>> start RAW DATA
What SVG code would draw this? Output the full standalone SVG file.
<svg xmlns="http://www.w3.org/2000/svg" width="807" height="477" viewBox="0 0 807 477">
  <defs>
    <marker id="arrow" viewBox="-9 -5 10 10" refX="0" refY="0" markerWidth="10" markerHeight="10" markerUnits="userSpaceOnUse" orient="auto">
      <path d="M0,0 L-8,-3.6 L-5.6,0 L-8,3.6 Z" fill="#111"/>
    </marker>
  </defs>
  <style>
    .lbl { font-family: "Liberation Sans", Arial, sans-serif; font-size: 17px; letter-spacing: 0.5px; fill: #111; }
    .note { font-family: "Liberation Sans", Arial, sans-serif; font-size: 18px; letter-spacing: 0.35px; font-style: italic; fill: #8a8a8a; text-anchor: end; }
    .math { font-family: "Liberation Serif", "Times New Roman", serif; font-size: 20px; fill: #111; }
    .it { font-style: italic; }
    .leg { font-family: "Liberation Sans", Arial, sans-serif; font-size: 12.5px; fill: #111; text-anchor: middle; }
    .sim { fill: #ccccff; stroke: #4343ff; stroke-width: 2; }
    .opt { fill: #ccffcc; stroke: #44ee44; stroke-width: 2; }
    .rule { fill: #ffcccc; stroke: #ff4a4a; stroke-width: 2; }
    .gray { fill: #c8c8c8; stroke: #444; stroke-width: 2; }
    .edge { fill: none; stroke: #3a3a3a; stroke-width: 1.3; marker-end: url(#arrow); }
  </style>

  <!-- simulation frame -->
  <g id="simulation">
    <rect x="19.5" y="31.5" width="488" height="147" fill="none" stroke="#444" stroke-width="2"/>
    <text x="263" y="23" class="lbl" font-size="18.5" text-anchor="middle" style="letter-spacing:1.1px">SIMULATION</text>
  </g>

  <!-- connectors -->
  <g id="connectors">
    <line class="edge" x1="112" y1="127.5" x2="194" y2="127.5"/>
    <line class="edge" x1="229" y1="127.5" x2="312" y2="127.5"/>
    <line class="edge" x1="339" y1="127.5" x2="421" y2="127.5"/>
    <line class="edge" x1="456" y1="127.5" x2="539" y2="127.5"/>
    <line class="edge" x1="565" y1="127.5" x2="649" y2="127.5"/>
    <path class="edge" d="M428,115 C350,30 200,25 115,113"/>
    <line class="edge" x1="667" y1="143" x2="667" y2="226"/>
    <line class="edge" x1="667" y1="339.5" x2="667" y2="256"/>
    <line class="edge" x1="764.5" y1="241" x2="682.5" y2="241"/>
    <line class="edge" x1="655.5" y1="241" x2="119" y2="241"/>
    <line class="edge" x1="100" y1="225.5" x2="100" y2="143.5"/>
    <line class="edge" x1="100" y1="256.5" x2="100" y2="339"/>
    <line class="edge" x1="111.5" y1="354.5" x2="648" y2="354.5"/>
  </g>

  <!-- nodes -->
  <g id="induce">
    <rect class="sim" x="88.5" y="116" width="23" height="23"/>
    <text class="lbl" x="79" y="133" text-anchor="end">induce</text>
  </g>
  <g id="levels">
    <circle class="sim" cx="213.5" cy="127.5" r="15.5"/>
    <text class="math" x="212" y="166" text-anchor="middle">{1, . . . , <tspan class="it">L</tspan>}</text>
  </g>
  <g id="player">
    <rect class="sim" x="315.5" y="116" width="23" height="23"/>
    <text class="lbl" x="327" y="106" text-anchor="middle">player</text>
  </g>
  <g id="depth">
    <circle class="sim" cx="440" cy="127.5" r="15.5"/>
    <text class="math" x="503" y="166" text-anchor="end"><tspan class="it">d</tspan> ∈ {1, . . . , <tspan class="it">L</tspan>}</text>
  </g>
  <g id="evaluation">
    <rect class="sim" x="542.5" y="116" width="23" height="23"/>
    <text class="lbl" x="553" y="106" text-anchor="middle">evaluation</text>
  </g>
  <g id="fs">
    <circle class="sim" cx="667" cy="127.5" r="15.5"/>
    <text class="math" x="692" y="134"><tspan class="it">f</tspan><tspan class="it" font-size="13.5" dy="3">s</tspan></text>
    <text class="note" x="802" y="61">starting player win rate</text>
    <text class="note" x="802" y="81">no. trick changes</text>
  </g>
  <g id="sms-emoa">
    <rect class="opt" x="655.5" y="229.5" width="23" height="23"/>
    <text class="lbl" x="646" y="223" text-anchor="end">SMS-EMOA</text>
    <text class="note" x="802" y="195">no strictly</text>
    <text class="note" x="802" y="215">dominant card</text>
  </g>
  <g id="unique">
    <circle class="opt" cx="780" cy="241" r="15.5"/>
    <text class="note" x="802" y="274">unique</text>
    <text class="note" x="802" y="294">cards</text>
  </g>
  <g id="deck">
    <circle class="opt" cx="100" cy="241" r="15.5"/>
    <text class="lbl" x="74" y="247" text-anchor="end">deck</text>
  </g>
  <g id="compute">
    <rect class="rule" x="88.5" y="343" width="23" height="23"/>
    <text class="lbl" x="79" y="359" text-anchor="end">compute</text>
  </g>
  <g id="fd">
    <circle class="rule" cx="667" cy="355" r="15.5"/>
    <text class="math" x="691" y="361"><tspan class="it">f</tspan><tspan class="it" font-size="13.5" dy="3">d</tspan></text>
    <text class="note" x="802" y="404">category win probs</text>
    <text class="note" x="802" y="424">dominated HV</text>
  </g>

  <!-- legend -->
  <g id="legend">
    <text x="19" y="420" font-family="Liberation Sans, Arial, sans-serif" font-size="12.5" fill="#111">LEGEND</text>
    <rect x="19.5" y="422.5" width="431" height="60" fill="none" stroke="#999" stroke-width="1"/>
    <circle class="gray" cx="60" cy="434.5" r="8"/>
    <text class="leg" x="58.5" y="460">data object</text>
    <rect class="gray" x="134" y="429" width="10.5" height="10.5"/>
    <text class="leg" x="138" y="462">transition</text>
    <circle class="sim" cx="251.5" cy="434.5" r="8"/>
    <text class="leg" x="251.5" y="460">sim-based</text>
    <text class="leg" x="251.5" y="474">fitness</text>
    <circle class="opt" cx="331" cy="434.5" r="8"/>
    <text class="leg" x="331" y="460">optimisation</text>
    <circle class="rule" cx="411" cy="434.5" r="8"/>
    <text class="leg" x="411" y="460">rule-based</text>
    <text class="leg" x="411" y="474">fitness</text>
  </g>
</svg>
>> end RAW DATA
WHAT THE TASK ASKS: Reproduce the material precisely, including every line.

RESULT FOR THIS TASK:
What SVG code would draw this? Output the full standalone SVG file.
<svg xmlns="http://www.w3.org/2000/svg" width="807" height="477" viewBox="0 0 807 477">
  <defs>
    <marker id="arrow" viewBox="-9 -5 10 10" refX="0" refY="0" markerWidth="10" markerHeight="10" markerUnits="userSpaceOnUse" orient="auto">
      <path d="M0,0 L-8,-3.6 L-5.6,0 L-8,3.6 Z" fill="#111"/>
    </marker>
  </defs>
  <style>
    .lbl { font-family: "Liberation Sans", Arial, sans-serif; font-size: 17px; letter-spacing: 0.5px; fill: #111; }
    .note { font-family: "Liberation Sans", Arial, sans-serif; font-size: 18px; letter-spacing: 0.35px; font-style: italic; fill: #8a8a8a; text-anchor: end; }
    .math { font-family: "Liberation Serif", "Times New Roman", serif; font-size: 20px; fill: #111; }
    .it { font-style: italic; }
    .leg { font-family: "Liberation Sans", Arial, sans-serif; font-size: 12.5px; fill: #111; text-anchor: middle; }
    .sim { fill: #ccccff; stroke: #4343ff; stroke-width: 2; }
    .opt { fill: #ccffcc; stroke: #44ee44; stroke-width: 2; }
    .rule { fill: #ffcccc; stroke: #ff4a4a; stroke-width: 2; }
    .gray { fill: #c8c8c8; stroke: #444; stroke-width: 2; }
    .edge { fill: none; stroke: #3a3a3a; stroke-width: 1.3; marker-end: url(#arrow); }
  </style>

  <!-- simulation frame -->
  <g id="simulation">
    <rect x="19.5" y="31.5" width="488" height="147" fill="none" stroke="#444" stroke-width="2"/>
    <text x="263" y="23" class="lbl" font-size="18.5" text-anchor="middle" style="letter-spacing:1.1px">SIMULATION</text>
  </g>

  <!-- connectors -->
  <g id="connectors">
    <line class="edge" x1="112" y1="127.5" x2="194" y2="127.5"/>
    <line class="edge" x1="229" y1="127.5" x2="312" y2="127.5"/>
    <line class="edge" x1="339" y1="127.5" x2="421" y2="127.5"/>
    <line class="edge" x1="456" y1="127.5" x2="539" y2="127.5"/>
    <line class="edge" x1="565" y1="127.5" x2="649" y2="127.5"/>
    <path class="edge" d="M428,115 C350,30 200,25 115,113"/>
    <line class="edge" x1="667" y1="143" x2="667" y2="226"/>
    <line class="edge" x1="667" y1="339.5" x2="667" y2="256"/>
    <line class="edge" x1="764.5" y1="241" x2="682.5" y2="241"/>
    <line class="edge" x1="655.5" y1="241" x2="119" y2="241"/>
    <line class="edge" x1="100" y1="225.5" x2="100" y2="143.5"/>
    <line class="edge" x1="100" y1="256.5" x2="100" y2="339"/>
    <line class="edge" x1="111.5" y1="354.5" x2="648" y2="354.5"/>
  </g>

  <!-- nodes -->
  <g id="induce">
    <rect class="sim" x="88.5" y="116" width="23" height="23"/>
    <text class="lbl" x="79" y="133" text-anchor="end">induce</text>
  </g>
  <g id="levels">
    <circle class="sim" cx="213.5" cy="127.5" r="15.5"/>
    <text class="math" x="212" y="166" text-anchor="middle">{1, . . . , <tspan class="it">L</tspan>}</text>
  </g>
  <g id="player">
    <rect class="sim" x="315.5" y="116" width="23" height="23"/>
    <text class="lbl" x="327" y="106" text-anchor="middle">player</text>
  </g>
  <g id="depth">
    <circle class="sim" cx="440" cy="127.5" r="15.5"/>
    <text class="math" x="503" y="166" text-anchor="end"><tspan class="it">d</tspan> ∈ {1, . . . , <tspan class="it">L</tspan>}</text>
  </g>
  <g id="evaluation">
    <rect class="sim" x="542.5" y="116" width="23" height="23"/>
    <text class="lbl" x="553" y="106" text-anchor="middle">evaluation</text>
  </g>
  <g id="fs">
    <circle class="sim" cx="667" cy="127.5" r="15.5"/>
    <text class="math" x="692" y="134"><tspan class="it">f</tspan><tspan class="it" font-size="13.5" dy="3">s</tspan></text>
    <text class="note" x="802" y="61">starting player win rate</text>
    <text class="note" x="802" y="81">no. trick changes</text>
  </g>
  <g id="sms-emoa">
    <rect class="opt" x="655.5" y="229.5" width="23" height="23"/>
    <text class="lbl" x="646" y="223" text-anchor="end">SMS-EMOA</text>
    <text class="note" x="802" y="195">no strictly</text>
    <text class="note" x="802" y="215">dominant card</text>
  </g>
  <g id="unique">
    <circle class="opt" cx="780" cy="241" r="15.5"/>
    <text class="note" x="802" y="274">unique</text>
    <text class="note" x="802" y="294">cards</text>
  </g>
  <g id="deck">
    <circle class="opt" cx="100" cy="241" r="15.5"/>
    <text class="lbl" x="74" y="247" text-anchor="end">deck</text>
  </g>
  <g id="compute">
    <rect class="rule" x="88.5" y="343" width="23" height="23"/>
    <text class="lbl" x="79" y="359" text-anchor="end">compute</text>
  </g>
  <g id="fd">
    <circle class="rule" cx="667" cy="355" r="15.5"/>
    <text class="math" x="691" y="361"><tspan class="it">f</tspan><tspan class="it" font-size="13.5" dy="3">d</tspan></text>
    <text class="note" x="802" y="404">category win probs</text>
    <text class="note" x="802" y="424">dominated HV</text>
  </g>

  <!-- legend -->
  <g id="legend">
    <text x="19" y="420" font-family="Liberation Sans, Arial, sans-serif" font-size="12.5" fill="#111">LEGEND</text>
    <rect x="19.5" y="422.5" width="431" height="60" fill="none" stroke="#999" stroke-width="1"/>
    <circle class="gray" cx="60" cy="434.5" r="8"/>
    <text class="leg" x="58.5" y="460">data object</text>
    <rect class="gray" x="134" y="429" width="10.5" height="10.5"/>
    <text class="leg" x="138" y="462">transition</text>
    <circle class="sim" cx="251.5" cy="434.5" r="8"/>
    <text class="leg" x="251.5" y="460">sim-based</text>
    <text class="leg" x="251.5" y="474">fitness</text>
    <circle class="opt" cx="331" cy="434.5" r="8"/>
    <text class="leg" x="331" y="460">optimisation</text>
    <circle class="rule" cx="411" cy="434.5" r="8"/>
    <text class="leg" x="411" y="460">rule-based</text>
    <text class="leg" x="411" y="474">fitness</text>
  </g>
</svg>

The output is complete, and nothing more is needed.